Leading a Crew When There Is No Room for Error

Live events do not offer second chances. There is no pause button. No redo. When doors open and guests arrive, every decision made before that moment becomes visible. Leading a crew in that environment is different from managing a typical team. The stakes are higher, the timelines are tighter, and mistakes show up fast.

After years of running crews in event lighting and production, I have learned that leadership under pressure is less about authority and more about preparation, trust, and clarity. When there is no room for error, the way you lead before the event matters far more than what you say during it.

Leadership Starts Long Before Load-In

Most people think leadership happens on show day. In reality, it starts weeks earlier.

Clear plans prevent chaos. Drawings, schedules, and responsibilities need to be defined early. Every crew member should know what they are responsible for and how their work connects to the rest of the system.

When people understand the full picture, they make better decisions on their own. That autonomy is critical when time is tight. A crew that constantly waits for direction will slow everything down.

I have found that the calmest shows come from the most structured prep.

Clarity Beats Motivation in High-Stakes Moments

Motivation matters, but clarity matters more.

When time is short and pressure is high, crews do not need speeches. They need clear priorities. What has to happen first? What can wait? What cannot fail.

Confusion is the fastest way to introduce mistakes. Clear direction removes hesitation. It lets people act instead of second-guessing.

One of the biggest leadership mistakes I see is overloading crews with too much information at the wrong time. Good leaders simplify when it counts.

Trust Is Built Before Things Go Wrong

Trust is not built during a crisis. It is revealed during one.

Crews perform best when they know their leader trusts them. That trust comes from consistent behavior. Listening. Following through. Being prepared.
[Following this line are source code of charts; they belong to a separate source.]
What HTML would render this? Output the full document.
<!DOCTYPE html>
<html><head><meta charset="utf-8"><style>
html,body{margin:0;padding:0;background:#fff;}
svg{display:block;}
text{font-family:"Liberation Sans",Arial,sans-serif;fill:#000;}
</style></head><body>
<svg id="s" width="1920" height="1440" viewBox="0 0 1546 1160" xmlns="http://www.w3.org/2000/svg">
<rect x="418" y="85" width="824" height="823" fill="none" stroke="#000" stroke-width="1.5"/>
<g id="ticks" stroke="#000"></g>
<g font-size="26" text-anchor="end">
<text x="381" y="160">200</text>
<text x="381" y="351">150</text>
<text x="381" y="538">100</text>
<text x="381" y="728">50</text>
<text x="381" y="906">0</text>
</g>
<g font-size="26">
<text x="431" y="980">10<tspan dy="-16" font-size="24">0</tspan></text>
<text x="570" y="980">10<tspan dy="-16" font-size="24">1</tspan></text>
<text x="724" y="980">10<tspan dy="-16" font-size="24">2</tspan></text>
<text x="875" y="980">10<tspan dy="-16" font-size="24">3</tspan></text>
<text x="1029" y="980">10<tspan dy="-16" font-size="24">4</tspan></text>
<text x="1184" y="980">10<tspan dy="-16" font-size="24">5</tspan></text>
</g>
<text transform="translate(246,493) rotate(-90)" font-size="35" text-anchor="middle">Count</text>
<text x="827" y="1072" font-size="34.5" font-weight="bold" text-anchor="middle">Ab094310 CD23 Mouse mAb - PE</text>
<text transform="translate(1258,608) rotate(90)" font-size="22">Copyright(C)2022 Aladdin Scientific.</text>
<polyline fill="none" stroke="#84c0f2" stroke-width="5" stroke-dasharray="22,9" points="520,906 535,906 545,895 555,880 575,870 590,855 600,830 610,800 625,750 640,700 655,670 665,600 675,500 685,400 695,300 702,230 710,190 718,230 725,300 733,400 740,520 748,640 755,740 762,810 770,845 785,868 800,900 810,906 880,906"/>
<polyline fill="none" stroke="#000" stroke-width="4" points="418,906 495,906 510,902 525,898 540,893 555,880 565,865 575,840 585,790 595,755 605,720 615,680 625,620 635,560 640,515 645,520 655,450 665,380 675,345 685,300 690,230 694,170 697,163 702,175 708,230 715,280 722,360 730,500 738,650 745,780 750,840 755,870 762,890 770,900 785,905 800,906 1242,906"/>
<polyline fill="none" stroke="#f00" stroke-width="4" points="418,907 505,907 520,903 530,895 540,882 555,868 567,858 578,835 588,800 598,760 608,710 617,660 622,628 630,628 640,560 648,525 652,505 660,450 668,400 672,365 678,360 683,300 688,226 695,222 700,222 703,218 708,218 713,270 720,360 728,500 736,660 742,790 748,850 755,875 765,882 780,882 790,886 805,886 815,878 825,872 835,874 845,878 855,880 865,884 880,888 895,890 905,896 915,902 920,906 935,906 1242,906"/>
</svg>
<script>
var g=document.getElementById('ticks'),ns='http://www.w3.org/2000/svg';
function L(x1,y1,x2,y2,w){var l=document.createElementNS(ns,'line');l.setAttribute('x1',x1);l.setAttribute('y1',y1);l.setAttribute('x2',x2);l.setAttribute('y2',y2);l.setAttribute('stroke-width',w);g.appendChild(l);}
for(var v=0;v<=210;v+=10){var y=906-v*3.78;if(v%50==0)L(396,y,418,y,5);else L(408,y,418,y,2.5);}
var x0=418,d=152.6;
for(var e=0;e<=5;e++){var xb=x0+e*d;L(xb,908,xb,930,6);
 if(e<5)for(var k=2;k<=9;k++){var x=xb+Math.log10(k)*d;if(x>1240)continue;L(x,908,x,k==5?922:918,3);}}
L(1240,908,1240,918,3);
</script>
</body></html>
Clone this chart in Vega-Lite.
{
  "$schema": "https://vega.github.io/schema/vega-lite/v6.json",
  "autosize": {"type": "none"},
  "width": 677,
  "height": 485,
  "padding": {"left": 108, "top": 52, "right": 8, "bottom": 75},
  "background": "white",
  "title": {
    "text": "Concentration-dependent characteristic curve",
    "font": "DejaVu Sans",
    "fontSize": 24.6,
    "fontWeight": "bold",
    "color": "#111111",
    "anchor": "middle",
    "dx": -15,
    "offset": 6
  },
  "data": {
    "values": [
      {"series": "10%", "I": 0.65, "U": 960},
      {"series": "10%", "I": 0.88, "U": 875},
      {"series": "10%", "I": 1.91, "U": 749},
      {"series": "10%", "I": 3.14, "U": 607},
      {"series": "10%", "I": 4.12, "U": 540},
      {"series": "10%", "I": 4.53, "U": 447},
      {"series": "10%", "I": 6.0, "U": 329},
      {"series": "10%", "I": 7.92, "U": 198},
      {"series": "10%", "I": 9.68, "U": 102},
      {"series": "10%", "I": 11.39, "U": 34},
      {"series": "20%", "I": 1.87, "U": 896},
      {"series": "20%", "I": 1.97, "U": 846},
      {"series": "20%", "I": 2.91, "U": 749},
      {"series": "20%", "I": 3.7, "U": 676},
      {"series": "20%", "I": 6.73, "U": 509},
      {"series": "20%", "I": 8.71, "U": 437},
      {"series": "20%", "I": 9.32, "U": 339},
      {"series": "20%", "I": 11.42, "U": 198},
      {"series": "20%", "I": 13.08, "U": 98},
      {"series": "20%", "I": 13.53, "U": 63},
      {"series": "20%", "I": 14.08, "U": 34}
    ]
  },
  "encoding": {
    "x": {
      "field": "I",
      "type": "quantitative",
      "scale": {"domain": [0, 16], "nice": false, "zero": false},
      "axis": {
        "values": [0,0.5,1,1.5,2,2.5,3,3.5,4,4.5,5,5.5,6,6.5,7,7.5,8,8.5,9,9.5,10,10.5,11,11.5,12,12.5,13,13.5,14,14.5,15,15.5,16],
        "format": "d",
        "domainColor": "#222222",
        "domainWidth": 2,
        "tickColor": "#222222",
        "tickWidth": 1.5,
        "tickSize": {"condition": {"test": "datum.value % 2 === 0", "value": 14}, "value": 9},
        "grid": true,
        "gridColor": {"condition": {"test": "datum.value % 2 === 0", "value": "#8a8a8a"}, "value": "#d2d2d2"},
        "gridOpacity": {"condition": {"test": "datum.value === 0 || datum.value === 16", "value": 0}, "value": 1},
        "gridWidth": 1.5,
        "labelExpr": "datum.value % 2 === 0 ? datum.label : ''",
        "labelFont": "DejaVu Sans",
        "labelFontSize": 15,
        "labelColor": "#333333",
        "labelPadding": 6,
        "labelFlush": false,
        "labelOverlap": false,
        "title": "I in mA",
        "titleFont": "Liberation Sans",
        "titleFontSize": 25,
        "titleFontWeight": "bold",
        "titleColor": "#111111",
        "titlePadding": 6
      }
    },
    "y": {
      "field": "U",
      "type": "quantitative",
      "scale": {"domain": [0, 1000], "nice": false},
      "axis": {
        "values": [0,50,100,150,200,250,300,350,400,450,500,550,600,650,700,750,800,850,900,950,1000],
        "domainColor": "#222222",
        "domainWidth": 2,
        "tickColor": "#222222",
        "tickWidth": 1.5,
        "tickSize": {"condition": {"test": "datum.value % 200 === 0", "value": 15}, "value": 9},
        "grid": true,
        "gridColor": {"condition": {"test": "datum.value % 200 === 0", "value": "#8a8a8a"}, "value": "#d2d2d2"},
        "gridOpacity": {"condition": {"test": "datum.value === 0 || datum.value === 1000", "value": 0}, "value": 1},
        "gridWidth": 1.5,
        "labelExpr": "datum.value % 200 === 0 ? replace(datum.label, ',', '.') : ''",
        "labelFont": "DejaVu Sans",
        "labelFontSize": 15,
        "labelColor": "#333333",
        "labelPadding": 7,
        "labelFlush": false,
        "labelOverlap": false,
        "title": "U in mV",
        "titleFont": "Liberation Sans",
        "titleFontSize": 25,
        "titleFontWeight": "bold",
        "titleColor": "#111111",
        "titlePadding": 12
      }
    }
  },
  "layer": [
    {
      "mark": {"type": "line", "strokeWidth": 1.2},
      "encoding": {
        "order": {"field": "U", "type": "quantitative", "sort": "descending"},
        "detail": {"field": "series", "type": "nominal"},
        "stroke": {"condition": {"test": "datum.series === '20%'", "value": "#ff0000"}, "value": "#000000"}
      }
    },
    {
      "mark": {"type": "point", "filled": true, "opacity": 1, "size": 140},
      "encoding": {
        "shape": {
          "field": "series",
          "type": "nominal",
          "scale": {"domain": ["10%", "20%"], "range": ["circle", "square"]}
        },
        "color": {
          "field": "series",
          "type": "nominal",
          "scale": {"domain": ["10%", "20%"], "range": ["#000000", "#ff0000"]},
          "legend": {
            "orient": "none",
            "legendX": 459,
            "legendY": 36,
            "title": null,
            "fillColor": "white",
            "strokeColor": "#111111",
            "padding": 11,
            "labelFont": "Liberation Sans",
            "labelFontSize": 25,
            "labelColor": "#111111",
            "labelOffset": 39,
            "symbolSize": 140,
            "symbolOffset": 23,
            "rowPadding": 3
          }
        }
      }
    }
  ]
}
When people feel trusted, they speak up sooner. They flag issues before they become problems. That feedback loop is essential in environments where failure is not an option.

I would rather hear about a concern early than deal with a surprise later.

The Best Leaders Stay Predictable

In high-pressure situations, unpredictability creates stress.

Crews need to know how their leader will respond. Calm. Direct. Focused. Predictable behavior keeps everyone grounded.

Raising your voice or reacting emotionally does not speed things up. It slows people down. It makes them cautious in the wrong ways.

I have learned that staying steady sets the tone. If the leader is calm, the crew stays calm. That stability prevents mistakes.

Preparation Reduces the Need for Control

Micromanagement is a sign that preparation failed.

When systems are clear and roles are defined, leaders do not need to hover. Crew members can execute confidently because they know the expectations.

This is especially important during live events. Leaders who try to control every detail create bottlenecks. Leaders who trust their systems keep things moving.

The goal is not to manage every action. It is to build a process that works without constant intervention.

Communication Must Be Short and Direct

During show time, communication needs to be efficient.

Long explanations waste time. Vague instructions create errors. The best leaders communicate in short, clear statements that leave no room for interpretation.

This does not mean being cold. It means respecting the moment.

I have found that crews respond best when communication is calm, specific, and timely. The right words at the right time prevent a lot of problems.

Accountability Is Shared, Not Shifted

When something goes wrong, how a leader responds matters more than the mistake itself.

Blame creates silence. Accountability creates solutions.

In live production, issues are rarely caused by one person alone. They usually come from gaps in planning or communication. Good leaders own those gaps and fix them.

When crews see leaders take responsibility, they do the same. That culture reduces repeat mistakes.

Redundancy Is a Leadership Decision

Backup plans are not just technical choices. They are leadership choices.

Extra time buffers. Spare equipment. Alternate plans. These decisions protect the crew as much as the event.

When something fails, and a backup is ready, the crew stays focused instead of panicked. That confidence comes from leadership that planned ahead.

I have learned that redundancy is one of the clearest signs of experience.

Pressure Reveals, It Does Not Create

Pressure does not change people. It reveals them.

Under stress, habits show. Communication patterns emerge. Leadership styles become obvious.

That is why preparation matters so much. The systems you build ahead of time are the ones that show up when pressure hits.

Strong leadership under pressure is rarely improvised. It is practiced.

Why Crews Remember How You Lead

Crews remember how leaders act when things are hard.

They remember whether they felt supported. Whether they felt informed. Whether they felt blamed or trusted.

Those memories determine whether people want to work with you again. In an industry built on relationships, that matters.

I have worked with incredible technicians who follow leaders they respect anywhere. That loyalty is earned through consistent leadership, not authority.

When There Is No Room for Error

Leading a crew when there is no room for error means accepting responsibility for everything you can control and preparing for what you cannot.

It means building systems that support people instead of stressing them. It means communicating clearly and acting calmly. It means trusting your crew and earning that trust back.

When leadership is done right, the event feels effortless. The crew moves with purpose. Problems get solved quietly.

That is not luck. That is leadership doing its job.